Throughout her prolific career, B has directed over 30 films working independently and in television (Sundance Channel, PBS, Court TV, TLC) as an Executive Producer, Producer, and Director. Currently, Beth B is premiering her feature length documentary film, LYDIA LUNCH – The War Is Never Over, at DOC NYC, which is about iconic musician and performance artist, Lydia Lunch. In 2016 Zeitgeist Films released her feature documentary film, Call Her Applebroog, which had its world premiere at The Museum of Modern Art. The film reveals renowned artist Ida Applebroog’s groundbreaking artwork that has been a sustained enquiry into the polemics of human relations, but more intimately, it is about her dramatic struggle to overcome adversity. In 2013, she completed EXPOSED, a feature about 8 performance artists who use their bodies in provocative and comedic ways to question the very concept of “normal.” The film premiered in the Berlin Film Festival’s Panorama section where it was nominated for Best Documentary, has been screened in over 40 film festivals, and released theatrically.

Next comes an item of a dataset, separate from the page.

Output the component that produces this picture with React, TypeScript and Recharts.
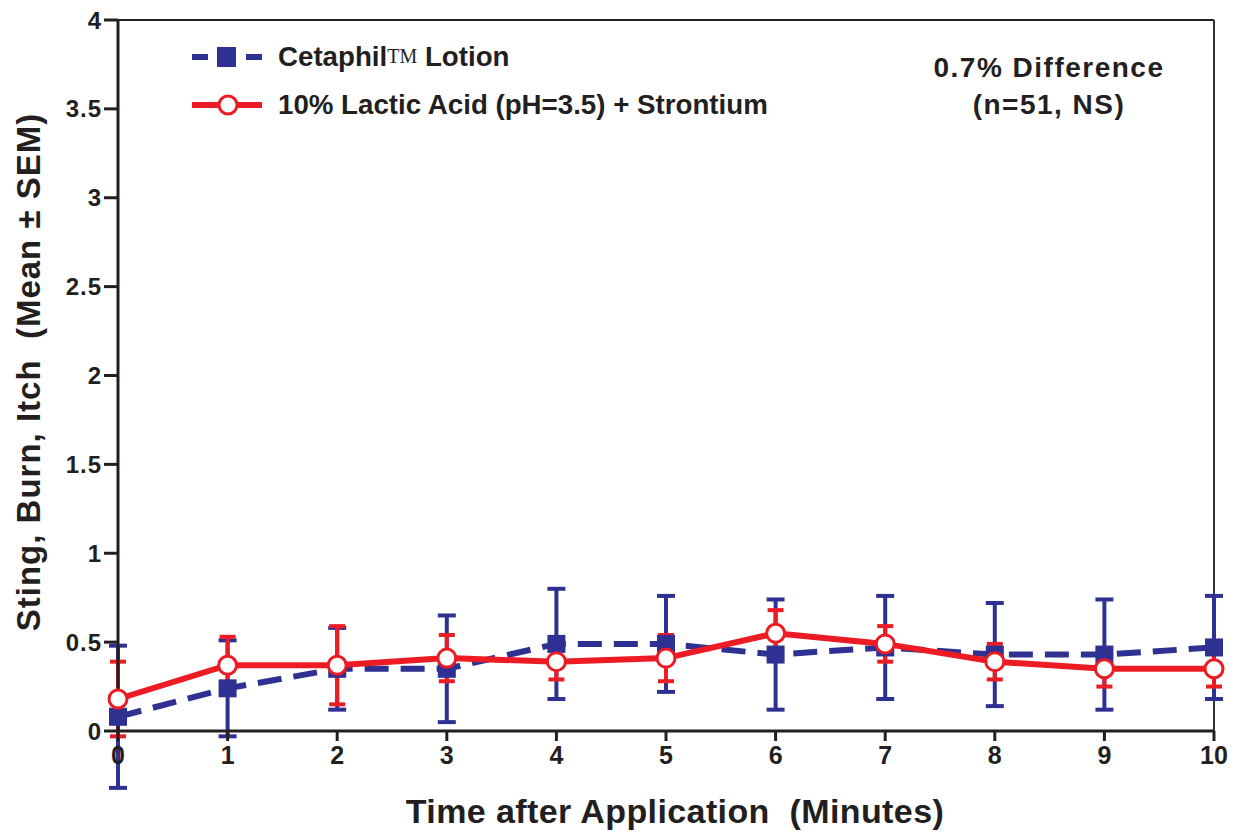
import React from 'react';
import { LineChart, Line, XAxis, YAxis, ErrorBar, ReferenceLine, Legend } from 'recharts';

const minutes = [0, 1, 2, 3, 4, 5, 6, 7, 8, 9, 10];
const cetaphilMean = [0.08, 0.24, 0.35, 0.35, 0.49, 0.49, 0.43, 0.47, 0.43, 0.43, 0.47];
const cetaphilSem = [0.4, 0.27, 0.23, 0.3, 0.31, 0.27, 0.31, 0.29, 0.29, 0.31, 0.29];
const lacticMean = [0.18, 0.37, 0.37, 0.41, 0.39, 0.41, 0.55, 0.49, 0.39, 0.35, 0.35];
const lacticSem = [0.21, 0.16, 0.22, 0.13, 0.1, 0.13, 0.13, 0.1, 0.1, 0.1, 0.1];
const yTicks = [0, 0.5, 1, 1.5, 2, 2.5, 3, 3.5, 4];

const seriesNames = ['Cetaphil\u2122 Lotion', '10% Lactic Acid (pH=3.5) + Strontium'];
const annotation = ['0.7% Difference', '(n=51, NS)'];
const xTitle = 'Time after Application\u00A0 (Minutes)';
const yTitle = 'Sting, Burn, Itch\u00A0 (Mean \u00B1 SEM)';

const BLUE = '#2e3192';
const RED = '#ed1c24';
const INK = '#231f20';
const FONT = '"Liberation Sans", Arial, Helvetica, sans-serif';

const data = minutes.map((m, i) => ({
  minute: m,
  cetaphil: cetaphilMean[i],
  cetaphilErr: cetaphilSem[i],
  lactic: lacticMean[i],
  lacticErr: lacticSem[i],
}));

const SquareDot = (props: any) => {
  const { cx, cy } = props;
  if (cx == null || cy == null) return null;
  return <rect x={cx - 9} y={cy - 9} width={18} height={18} fill={BLUE} />;
};

const CircleDot = (props: any) => {
  const { cx, cy } = props;
  if (cx == null || cy == null) return null;
  return <circle cx={cx} cy={cy} r={9} fill="#fff" stroke={RED} strokeWidth={3} />;
};

const LegendContent = () => (
  <div style={{ fontFamily: FONT, fontWeight: 'bold', fontSize: 27.7, color: INK }}>
    <div style={{ display: 'flex', alignItems: 'center', height: 48 }}>
      <svg width={86} height={24}>
        <line x1={0} y1={12} x2={16} y2={12} stroke={BLUE} strokeWidth={6} />
        <rect x={25} y={2} width={19} height={20} fill={BLUE} />
        <line x1={54} y1={12} x2={70} y2={12} stroke={BLUE} strokeWidth={6} />
      </svg>
      <span>
        Cetaphil
        <span
          style={{
            fontFamily: '"Liberation Serif", serif',
            fontWeight: 'normal',
            fontSize: 20,
            position: 'relative',
            top: -3,
          }}
        >
          TM
        </span>{' '}
        Lotion
      </span>
    </div>
    <div style={{ display: 'flex', alignItems: 'center', height: 48 }}>
      <svg width={86} height={24}>
        <line x1={0} y1={12} x2={70} y2={12} stroke={RED} strokeWidth={6} />
        <circle cx={36} cy={12} r={9} fill="#fff" stroke={RED} strokeWidth={3} />
      </svg>
      <span>{seriesNames[1]}</span>
    </div>
  </div>
);

const YTitle = () => (
  <text
    x={28}
    y={372}
    transform="rotate(-90 28 372)"
    textAnchor="middle"
    dominantBaseline="central"
    fontFamily={FONT}
    fontWeight="bold"
    fontSize={33}
    letterSpacing={1}
    fill={INK}
  >
    {yTitle}
  </text>
);

const XTitle = () => (
  <text
    x={675}
    y={823}
    textAnchor="middle"
    fontFamily={FONT}
    fontWeight="bold"
    fontSize={34}
    letterSpacing={0.4}
    fill={INK}
  >
    {xTitle}
  </text>
);

export default function App() {
  return (
    <div style={{ position: 'absolute', left: 0, top: 0, width: 1241, height: 833, background: '#fff' }}>
      <style>{`svg [clip-path] { clip-path: none !important; }`}</style>
      <LineChart width={1241} height={833} data={data} margin={{ top: 20, right: 27, left: 0, bottom: 0 }}>
        <XAxis
          dataKey="minute"
          type="number"
          domain={[0, 10]}
          ticks={minutes}
          height={102}
          axisLine={{ stroke: INK, strokeWidth: 3 }}
          tickLine={{ stroke: INK, strokeWidth: 3 }}
          tickSize={10}
          tickMargin={5}
          tick={{ fontSize: 25, fontWeight: 'bold', fill: INK, fontFamily: FONT }}
          label={{ content: () => <XTitle /> }}
        />
        <YAxis
          type="number"
          domain={[0, 4]}
          allowDataOverflow
          ticks={yTicks}
          width={118}
          axisLine={{ stroke: INK, strokeWidth: 3 }}
          tickLine={{ stroke: INK, strokeWidth: 3 }}
          tickSize={14}
          tickMargin={2}
          tick={{ fontSize: 24, fontWeight: 'bold', fill: INK, fontFamily: FONT, letterSpacing: 1 }}
          label={{ content: () => <YTitle /> }}
        />
        <ReferenceLine y={4} stroke={INK} strokeWidth={2} />
        <ReferenceLine x={10} stroke="#333" strokeWidth={2} />
        <Legend
          layout="vertical"
          align="center"
          verticalAlign="middle"
          content={() => <LegendContent />}
          wrapperStyle={{ position: 'absolute', left: 192, top: 33, width: 700 }}
        />
        <Line
          dataKey="cetaphil"
          name={seriesNames[0]}
          stroke={BLUE}
          strokeWidth={6}
          strokeDasharray="24 12"
          dot={<SquareDot />}
          activeDot={false}
          isAnimationActive={false}
        >
          <ErrorBar dataKey="cetaphilErr" direction="y" width={9} stroke={BLUE} strokeWidth={4} />
        </Line>
        <Line
          dataKey="lactic"
          name={seriesNames[1]}
          stroke={RED}
          strokeWidth={6}
          dot={<CircleDot />}
          activeDot={false}
          isAnimationActive={false}
        >
          <ErrorBar dataKey="lacticErr" direction="y" width={8} stroke={RED} strokeWidth={4} />
        </Line>
      </LineChart>
      <div
        style={{
          position: 'absolute',
          left: 899,
          top: 49,
          width: 300,
          textAlign: 'center',
          fontFamily: FONT,
          fontWeight: 'bold',
          fontSize: 28,
          letterSpacing: 1.5,
          lineHeight: '37px',
          color: INK,
        }}
      >
        <div>{annotation[0]}</div>
        <div>{annotation[1]}</div>
      </div>
    </div>
  );
}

From 2000-2008, Beth B began a new phase of her career, producing and directing television and educational documentaries and docudramas, which she continues to do. Breathe In, Breathe Out, a co-production with Open City/Blow Up, Dune and ZDF Television, had its world premiere at the Rotterdam Film Festival, its US Premiere at the Toronto Film Festival, and was subsequently broadcast in several countries. B has a prolific career producing and directing television documentaries including Positive ID: The Case Files of Anthony Falsetti; Death of a Rising Star; The Black Widow; An Unlikely Terrorist; and several other programs. B worked as Senior Series Producer on a six-part reality television series, Crime Scenes Uncovered, about the “real CSI” shot in Miami for TLC. She produced and directed two of the episodes. For ZDF/Germany, ARTE/France, the Sundance Channel and PBS, she has created various short subject documentaries, including Breasts for PBS’s Egg the Arts Show, segments for Nerve for the HBO series and website; High Heel Nights for ARTE/France, and segments for AfterEffects, the Sundance Channel series.

Her feature narrative film, Two Small Bodies (1994), based on Neal Bell’s play and starring Fred Ward and Suzy Amis, was celebrated worldwide being featured at the Locarno, Toronto and Sundance film festivals. Salvation! (1987), a sharp-edged social satire starring Viggo Mortensen and Exene Cervenka, prefigured pop culture’s fascination with televangelism and premiered at the Berlin Film Festival and played theatrically worldwide. In 1988, her screenplay Life in Luxury was selected for the Sundance Screenwriter’s Lab.

Beth B’s films have been shown at museums and cinemas worldwide as well as film festivals including: The New York Film Festival, Sundance Film Festival, Berlin Film Festival, Toronto Film Festival, Nuremberg Int’l Human Rights Film Festival, Locarno Film Festival and others.